Mass production of glass products has seen glass universally replace pewter in day-to-day life. Pewter artifacts continue to be produced, mainly as decorative or specialty items. Pewter was also used around East Asia.
Roman pewter items are very rare, although some are still in existence. Pewter gradually stopped being used and by 1850, it was just about gone. By the 20th century, however, the craft was brought back into existence.
Physically, pewter is a bright, shiny metal that is very similar in appearance to silver. Like silver, pewter will also oxidice to a dull gray over time if left untreated.
Pewter is a very malleable alloy, being soft enough to carve with hand tools, and it also takes good impressions from punches or presses. Some types of pewter pieces, such as candlesticks, would be turned on a metal lathe. Pewter has a low melting point, and duplication by casting will give excellent results.
Unlidded mugs and lidded tankards may be the most familiar pewter artifacts from the late 17th and 18th centuries, although the metal is also used for many other items including plates, dishes, basins, spoons, measures, flagons, communion cups, teapots, sugar bowls, cream jugs and porringers.
A porringer is a small, usually pewter, dish that colonial Americans and Europeans ate their porridge or other hot or cold dishes from such as gruel. They were usually about 4" to 6" in diameter; 1½" to 3" deep; had a flat, decorated handle at one end, which usually had the owner's initials engraved on it; and occasionally came with a lid.
All authentic porringers today are considered to be rare - especially those made in America prior to the American revolution. Since then there became a shortage of lead for making bullets, the Americans and the British are said to have raided the nearby kitchens of all their pewterware, which was thought to be soft enough to use for their purposes!
In the early 19th, changes of fashion witnessed a decline in the use of pewter flatware, but increased production of both cast and spun pewter tea sets, whale-oil lamps, candlesticks, etc. Later in the century, pewter alloys were often used as a base metal for silver-plated objects.
Now a days the manufacturing of pewter can be described like this:
It is first cast by hand in an ancient manner with plaster moulds often taken from antique originals but also modern design. Thereafter the casting is passed a number of skilled finishers who impart something to the final appearance of every individual piece. Using a variety of tools each piece is burnished and buffed with brick dust and fine steel wool until it has acquired a high polish. Originally pewter was kept polished so it looked like silver.

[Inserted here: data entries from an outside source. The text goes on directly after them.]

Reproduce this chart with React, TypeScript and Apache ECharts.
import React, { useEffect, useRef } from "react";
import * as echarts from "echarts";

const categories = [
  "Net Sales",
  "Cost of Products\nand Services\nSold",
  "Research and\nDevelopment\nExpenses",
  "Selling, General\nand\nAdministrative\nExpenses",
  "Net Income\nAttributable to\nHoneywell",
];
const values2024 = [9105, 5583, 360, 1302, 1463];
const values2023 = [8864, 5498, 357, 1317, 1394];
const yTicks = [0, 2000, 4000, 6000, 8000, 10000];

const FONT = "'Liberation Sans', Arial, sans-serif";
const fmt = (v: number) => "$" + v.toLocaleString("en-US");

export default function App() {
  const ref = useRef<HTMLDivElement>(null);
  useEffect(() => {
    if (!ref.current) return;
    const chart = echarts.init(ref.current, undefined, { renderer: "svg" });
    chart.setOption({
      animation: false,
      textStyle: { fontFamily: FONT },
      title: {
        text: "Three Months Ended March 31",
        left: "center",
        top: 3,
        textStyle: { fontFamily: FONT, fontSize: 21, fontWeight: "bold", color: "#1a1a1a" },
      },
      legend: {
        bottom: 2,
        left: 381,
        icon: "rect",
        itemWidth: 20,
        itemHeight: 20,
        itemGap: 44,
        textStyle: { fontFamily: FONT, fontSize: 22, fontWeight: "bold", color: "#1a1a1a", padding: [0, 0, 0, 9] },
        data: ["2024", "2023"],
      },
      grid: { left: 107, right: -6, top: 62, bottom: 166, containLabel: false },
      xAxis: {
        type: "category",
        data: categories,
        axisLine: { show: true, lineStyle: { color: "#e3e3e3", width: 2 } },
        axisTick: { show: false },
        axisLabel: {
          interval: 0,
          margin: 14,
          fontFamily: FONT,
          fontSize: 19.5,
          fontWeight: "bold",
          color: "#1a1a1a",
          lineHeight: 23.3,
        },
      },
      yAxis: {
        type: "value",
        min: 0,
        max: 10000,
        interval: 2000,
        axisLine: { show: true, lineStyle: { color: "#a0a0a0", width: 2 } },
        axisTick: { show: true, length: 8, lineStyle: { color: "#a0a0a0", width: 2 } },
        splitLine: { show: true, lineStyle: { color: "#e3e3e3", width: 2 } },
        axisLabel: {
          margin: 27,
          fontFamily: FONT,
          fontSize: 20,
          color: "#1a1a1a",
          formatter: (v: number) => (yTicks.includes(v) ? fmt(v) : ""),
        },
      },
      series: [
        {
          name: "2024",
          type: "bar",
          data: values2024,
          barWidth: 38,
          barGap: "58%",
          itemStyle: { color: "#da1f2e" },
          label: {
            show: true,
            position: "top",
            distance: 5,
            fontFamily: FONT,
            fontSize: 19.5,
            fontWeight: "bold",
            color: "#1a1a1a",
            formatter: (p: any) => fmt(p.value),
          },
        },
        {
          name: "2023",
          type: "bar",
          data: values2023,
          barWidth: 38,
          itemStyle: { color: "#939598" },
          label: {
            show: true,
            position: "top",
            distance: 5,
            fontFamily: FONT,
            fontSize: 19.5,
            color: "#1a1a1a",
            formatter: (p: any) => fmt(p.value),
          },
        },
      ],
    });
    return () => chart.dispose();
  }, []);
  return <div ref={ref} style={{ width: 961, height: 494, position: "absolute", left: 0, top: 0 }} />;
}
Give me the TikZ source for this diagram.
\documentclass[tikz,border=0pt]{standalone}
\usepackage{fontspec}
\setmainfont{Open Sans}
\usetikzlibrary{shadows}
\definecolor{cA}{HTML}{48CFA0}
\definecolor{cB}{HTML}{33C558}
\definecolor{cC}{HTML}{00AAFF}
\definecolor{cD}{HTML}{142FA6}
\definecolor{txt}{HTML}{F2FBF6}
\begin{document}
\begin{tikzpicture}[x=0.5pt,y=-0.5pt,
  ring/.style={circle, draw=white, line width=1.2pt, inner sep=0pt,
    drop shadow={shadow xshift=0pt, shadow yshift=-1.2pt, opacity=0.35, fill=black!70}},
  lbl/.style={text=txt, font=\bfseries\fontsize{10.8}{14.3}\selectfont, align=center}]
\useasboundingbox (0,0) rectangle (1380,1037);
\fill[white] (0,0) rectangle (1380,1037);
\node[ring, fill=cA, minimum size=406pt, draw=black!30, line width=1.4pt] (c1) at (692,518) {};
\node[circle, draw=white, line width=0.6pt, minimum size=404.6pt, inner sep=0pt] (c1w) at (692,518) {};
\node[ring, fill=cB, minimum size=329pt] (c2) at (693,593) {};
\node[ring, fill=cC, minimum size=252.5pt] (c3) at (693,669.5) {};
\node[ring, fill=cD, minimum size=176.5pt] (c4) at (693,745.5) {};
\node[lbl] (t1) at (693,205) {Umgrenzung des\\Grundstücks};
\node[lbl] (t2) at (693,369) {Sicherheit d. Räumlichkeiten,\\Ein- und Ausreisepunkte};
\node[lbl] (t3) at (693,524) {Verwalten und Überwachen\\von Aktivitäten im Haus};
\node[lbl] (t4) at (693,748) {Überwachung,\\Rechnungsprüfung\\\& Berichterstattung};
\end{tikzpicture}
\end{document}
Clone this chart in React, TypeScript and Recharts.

Some more facts about pewter:
Pewter is a metal alloy, traditionally between 85 and 99 % tin, with the remainder consisting of 1-4 % copper, acting as a hardener, with the addition of lead for the lower grades of pewter and a bluish tint. There were three grades: Fine, for eatingware, with 96-99 % tin, and 1-4 % copper; Trifle, also for eating and drinking utensils but duller in appearance, with 92 % tin, 1-4 % copper, and up to 4 % lead; and Lay or Ley metal, not for eating or drinking utensils, which could contain up to 15 % lead. Modern pewter mixes the tin with copper, antimony and/or bismuth as opposed to lead. Bismuth and zinc can also be added to pewter. Pewter cannot be used to make tools.